#### Exercise
From the first line of the data below through the line bearing "import * as", reproduce each line exactly; do not include pictures.

#### Data extract

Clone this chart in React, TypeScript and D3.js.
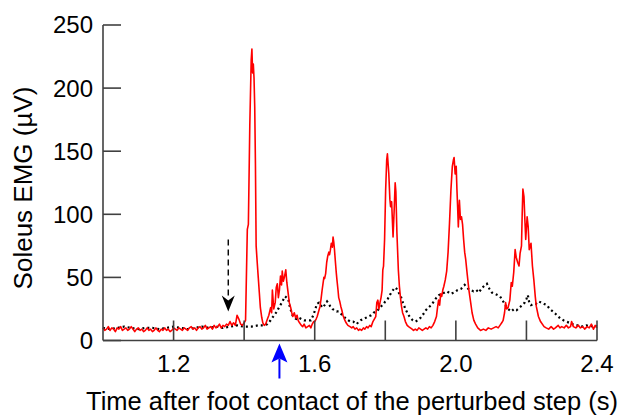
import React from "react";
import * as d3 from "d3";

// ---- Data ----
const redTime = [
  1.000, 1.005, 1.010, 1.015, 1.020, 1.025, 1.030, 1.035, 1.040, 1.045, 1.050, 1.055, 1.060, 1.065, 1.070, 1.075, 1.080, 1.085, 1.090, 1.095,
  1.100, 1.105, 1.110, 1.115, 1.120, 1.125, 1.130, 1.135, 1.140, 1.145, 1.150, 1.155, 1.160, 1.165, 1.170, 1.175, 1.180, 1.185, 1.190, 1.195,
  1.200, 1.205, 1.210, 1.215, 1.220, 1.225, 1.230, 1.235, 1.240, 1.245, 1.250, 1.255, 1.260, 1.265, 1.270, 1.275, 1.280, 1.285, 1.290, 1.295,
  1.300, 1.305, 1.310, 1.315, 1.320, 1.325, 1.330, 1.335, 1.340, 1.345, 1.350, 1.355, 1.360, 1.365, 1.370, 1.375, 1.380, 1.385, 1.390, 1.395,
  1.400, 1.404, 1.409, 1.412, 1.416, 1.420, 1.422, 1.424, 1.426, 1.428, 1.430, 1.432, 1.434, 1.437, 1.440, 1.443, 1.446, 1.450, 1.453, 1.457,
  1.461, 1.466, 1.470, 1.475, 1.478, 1.480, 1.484, 1.488, 1.491, 1.494, 1.497, 1.500, 1.503, 1.506, 1.508, 1.511, 1.514, 1.518, 1.521, 1.525,
  1.528, 1.532, 1.535, 1.538, 1.542, 1.546, 1.550, 1.553, 1.557, 1.562, 1.566, 1.570, 1.575, 1.580, 1.585, 1.589, 1.593, 1.597, 1.600,
  1.604, 1.607, 1.611, 1.615, 1.618, 1.621, 1.624, 1.626, 1.628, 1.631, 1.634, 1.637, 1.640, 1.642, 1.644, 1.647, 1.650, 1.652, 1.654, 1.656,
  1.659, 1.661, 1.663, 1.666, 1.668, 1.671, 1.674, 1.677, 1.680, 1.684, 1.689, 1.694, 1.700, 1.705, 1.709, 1.714, 1.719, 1.724, 1.728, 1.733,
  1.738, 1.742, 1.747, 1.751, 1.756, 1.760, 1.765, 1.769, 1.773, 1.776, 1.779, 1.782, 1.785, 1.788, 1.791, 1.793, 1.795, 1.798, 1.801, 1.804,
  1.806, 1.808, 1.810, 1.813, 1.815, 1.818, 1.820, 1.822, 1.825, 1.828, 1.830, 1.833, 1.837, 1.840, 1.843, 1.846, 1.849, 1.853, 1.857, 1.862,
  1.866, 1.871, 1.876, 1.880, 1.885, 1.890, 1.895, 1.900, 1.905, 1.910, 1.915, 1.920, 1.925, 1.930, 1.935, 1.940, 1.945, 1.948, 1.951, 1.954,
  1.957, 1.960, 1.963, 1.966, 1.970, 1.974, 1.978, 1.982, 1.986, 1.990, 1.993, 1.995, 1.998, 2.001, 2.003, 2.005, 2.007, 2.010, 2.013, 2.016,
  2.019, 2.022, 2.025, 2.028, 2.032, 2.037, 2.042, 2.046, 2.051, 2.056, 2.062, 2.070, 2.078, 2.085, 2.092, 2.100, 2.107, 2.114, 2.120, 2.125,
  2.130, 2.134, 2.138, 2.141, 2.144, 2.148, 2.153, 2.157, 2.160, 2.164, 2.168, 2.171, 2.175, 2.179, 2.182, 2.186, 2.188, 2.190, 2.193, 2.196,
  2.198, 2.202, 2.205, 2.208, 2.213, 2.217, 2.221, 2.225, 2.228, 2.234, 2.240, 2.250, 2.256, 2.263, 2.270, 2.277, 2.282, 2.290, 2.295, 2.300,
  2.307, 2.313, 2.319, 2.325, 2.328, 2.333, 2.340, 2.347, 2.353, 2.360, 2.365, 2.372, 2.378, 2.384, 2.390, 2.395, 2.400,
];
const redValue = [
  10, 8, 9, 11, 8, 10, 9, 7, 10, 9, 11, 8, 9, 10, 8, 9, 11, 9, 7, 9,
  10, 8, 9, 7, 8, 10, 8, 9, 7, 8, 10, 8, 7, 9, 8, 10, 8, 9, 7, 8,
  10, 9, 8, 10, 9, 8, 10, 9, 8, 10, 11, 9, 10, 8, 10, 11, 9, 10, 12, 9,
  10, 11, 9, 12, 10, 11, 13, 10, 12, 11, 13, 12, 15, 12, 14, 12, 20, 17, 13, 12,
  14, 16, 88, 92, 170, 222, 231, 212, 219, 208, 185, 140, 75, 62, 50, 38, 26, 18, 14, 12,
  13, 17, 20, 26, 22, 40, 25, 30, 42, 45, 34, 40, 51, 44, 55, 47, 50, 56, 46, 37,
  30, 26, 22, 19, 22, 18, 20, 16, 14, 12, 11, 13, 10, 11, 12, 10, 13, 15, 15,
  17, 19, 23, 27, 33, 40, 46, 50, 49, 53, 62, 67, 70, 68, 71, 77, 74, 82, 78, 72,
  61, 54, 48, 40, 34, 31, 27, 24, 20, 17, 14, 12, 11, 10, 11, 9, 10, 8, 9, 8,
  10, 9, 11, 10, 12, 11, 15, 17, 19, 30, 32, 25, 30, 34, 40, 56, 59, 80, 119, 143,
  148, 140, 132, 112, 106, 110, 96, 82, 102, 125, 118, 85, 56, 43, 34, 27, 22, 19, 15, 12,
  11, 10, 9, 8, 9, 8, 10, 9, 8, 9, 10, 9, 11, 10, 12, 15, 19, 26, 32, 28,
  37, 35, 40, 43, 48, 55, 70, 93, 119, 138, 143, 145, 132, 138, 120, 106, 90, 111, 96, 98,
  92, 80, 70, 64, 53, 40, 30, 22, 16, 13, 10, 8, 9, 8, 10, 9, 10, 11, 10, 12,
  14, 16, 22, 30, 25, 26, 32, 46, 43, 54, 72, 66, 62, 59, 69, 75, 100, 120, 114, 93,
  80, 98, 90, 72, 77, 59, 48, 35, 27, 19, 15, 11, 10, 9, 11, 9, 10, 12, 10, 11,
  10, 12, 10, 11, 15, 11, 10, 12, 10, 11, 9, 11, 10, 13, 9, 12, 10,
];

const blackTime = [
  1.00, 1.02, 1.04, 1.06, 1.08, 1.10, 1.12, 1.14, 1.16, 1.18, 1.20, 1.22, 1.24, 1.26, 1.28, 1.30, 1.32, 1.34, 1.36, 1.38,
  1.40, 1.42, 1.44, 1.457, 1.466, 1.475, 1.485, 1.493, 1.500, 1.507, 1.512, 1.516, 1.520, 1.525, 1.530, 1.537, 1.542, 1.548, 1.555, 1.562,
  1.570, 1.580, 1.589, 1.596, 1.602, 1.606, 1.612, 1.617, 1.622, 1.628, 1.635, 1.640, 1.644, 1.650, 1.656, 1.662, 1.668, 1.675, 1.682, 1.690,
  1.695, 1.702, 1.709, 1.714, 1.719, 1.725, 1.730, 1.737, 1.745, 1.752, 1.760, 1.767, 1.775, 1.782, 1.788, 1.795, 1.800, 1.807, 1.815, 1.822,
  1.827, 1.832, 1.838, 1.844, 1.850, 1.857, 1.864, 1.871, 1.878, 1.885, 1.892, 1.900, 1.908, 1.915, 1.922, 1.930, 1.938, 1.945, 1.952, 1.960,
  1.968, 1.975, 1.985, 1.995, 2.005, 2.015, 2.025, 2.035, 2.042, 2.050, 2.058, 2.065, 2.075, 2.088, 2.095, 2.102, 2.110, 2.118, 2.125, 2.132,
  2.140, 2.148, 2.157, 2.165, 2.172, 2.180, 2.188, 2.195, 2.200, 2.204, 2.208, 2.213, 2.220, 2.227, 2.235, 2.242, 2.250, 2.258, 2.266, 2.275,
  2.283, 2.290, 2.298, 2.305, 2.313, 2.322, 2.330, 2.340, 2.350, 2.360, 2.370, 2.380, 2.390, 2.400,
];
const blackValue = [
  10, 9, 10, 11, 10, 9, 10, 10, 9, 10, 11, 10, 9, 10, 11, 10, 11, 10, 11, 12,
  11, 11, 12, 12, 13, 16, 20, 23, 27, 30, 33, 35, 34, 33, 26, 20, 18, 17, 18, 17,
  16, 16, 16, 20, 25, 29, 30, 28, 26, 28, 31, 29, 27, 25, 24, 23, 23, 21, 19, 17,
  16, 15, 15, 14, 13, 15, 16, 17, 18, 19, 20, 22, 23, 25, 27, 29, 31, 33, 37, 40,
  42, 41, 38, 35, 30, 25, 21, 18, 16, 15, 16, 18, 21, 24, 26, 28, 31, 34, 36, 37,
  38, 39, 37, 38, 40, 41, 44, 41, 40, 39, 40, 38, 42, 45, 41, 38, 37, 36, 35, 32,
  28, 25, 23, 25, 24, 26, 28, 30, 33, 36, 30, 28, 29, 29, 31, 30, 29, 28, 25, 23,
  21, 19, 17, 16, 15, 14, 13, 12, 12, 11, 12, 11, 12, 11,
];

const yTicks = [0, 50, 100, 150, 200, 250];
const xTicks = [1.2, 1.4, 1.6, 1.8, 2.0, 2.2, 2.4];
const xTickLabels = [1.2, 1.6, 2.0, 2.4];
const onsetArrowTime = 1.355;
const perturbArrowTime = 1.5;

const W = 628;
const H = 419;
const FONT = "'Liberation Sans', Arial, Helvetica, sans-serif";

export default function App() {
  const x = d3.scaleLinear().domain([1.0, 2.4]).range([103, 597]);
  const y = d3.scaleLinear().domain([0, 250]).range([340.5, 25]);

  const redPts: [number, number][] = redTime.map((t, i) => [t, redValue[i]]);
  const blackPts: [number, number][] = blackTime.map((t, i) => [t, blackValue[i]]);
  const line = d3
    .line<[number, number]>()
    .x((d) => x(d[0]))
    .y((d) => y(d[1]));

  const axisColor = "#404040";
  const x0 = x(1.0);
  const x1 = x(2.4);
  const yBase = y(0);

  // onset (black dashed) arrow
  const ax = x(onsetArrowTime);
  const aTop = y(80);
  const aTip = y(23);
  const aHead = aTip - 16;

  // perturbation (blue) arrow
  const bx = x(perturbArrowTime);
  const bTip = yBase + 3;
  const bHead = bTip + 19;
  const bEnd = bTip + 35;

  return (
    <svg
      width={W}
      height={H}
      style={{ position: "absolute", left: 0, top: 0, background: "#fff" }}
    >
      <rect x={0} y={0} width={W} height={H} fill="#fff" />
      {/* data */}
      <path
        d={line(blackPts) || ""}
        fill="none"
        stroke="#000"
        strokeWidth={2.2}
        strokeDasharray="2,3"
      />
      <path d={line(redPts) || ""} fill="none" stroke="#ff0000" strokeWidth={1.6} strokeLinejoin="round" />

      {/* axes */}
      <line x1={x0} y1={y(250)} x2={x0} y2={yBase} stroke={axisColor} strokeWidth={1.6} />
      <line x1={x0} y1={yBase} x2={x1} y2={yBase} stroke={axisColor} strokeWidth={1.6} />
      {yTicks.map((v) => (
        <g key={"y" + v}>
          <line x1={x0} x2={x0 + 18} y1={y(v)} y2={y(v)} stroke={axisColor} strokeWidth={1.6} />
          <text
            x={93}
            y={y(v)}
            dy="0.35em"
            textAnchor="end"
            fontFamily={FONT}
            fontSize={24}
            fill="#000"
          >
            {v}
          </text>
        </g>
      ))}
      {xTicks.map((t) => (
        <line
          key={"x" + t}
          x1={x(t)}
          x2={x(t)}
          y1={yBase}
          y2={yBase - 20}
          stroke={axisColor}
          strokeWidth={1.6}
        />
      ))}
      {xTickLabels.map((t) => (
        <text
          key={"xl" + t}
          x={x(t)}
          y={yBase + 31}
          textAnchor="middle"
          fontFamily={FONT}
          fontSize={24}
          fill="#000"
        >
          {t.toFixed(1)}
        </text>
      ))}

      {/* axis titles */}
      <text
        x={352}
        y={410}
        textAnchor="middle"
        fontFamily={FONT}
        fontSize={25.5}
        fill="#000"
      >
        Time after foot contact of the perturbed step (s)
      </text>
      <text
        transform={`translate(32, 188) rotate(-90)`}
        textAnchor="middle"
        fontFamily={FONT}
        fontSize={26}
        fill="#000"
      >
        Soleus EMG (µV)
      </text>

      {/* onset arrow */}
      <line
        x1={ax}
        x2={ax}
        y1={aTop}
        y2={aHead + 4}
        stroke="#000"
        strokeWidth={1.4}
        strokeDasharray="6,4"
      />
      <path
        d={`M${ax},${aTip} L${ax - 6.5},${aHead} L${ax},${aHead + 5} L${ax + 6.5},${aHead} Z`}
        fill="#000"
      />

      {/* perturbation arrow */}
      <line x1={bx} x2={bx} y1={bHead - 4} y2={bEnd} stroke="#0000ff" strokeWidth={2} />
      <path
        d={`M${bx},${bTip} L${bx - 8},${bHead} L${bx},${bHead - 4} L${bx + 8},${bHead} Z`}
        fill="#0000ff"
      />
    </svg>
  );
}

#### Output below
Clone this chart in React, TypeScript and D3.js.
import React from "react";
import * as d3 from "d3";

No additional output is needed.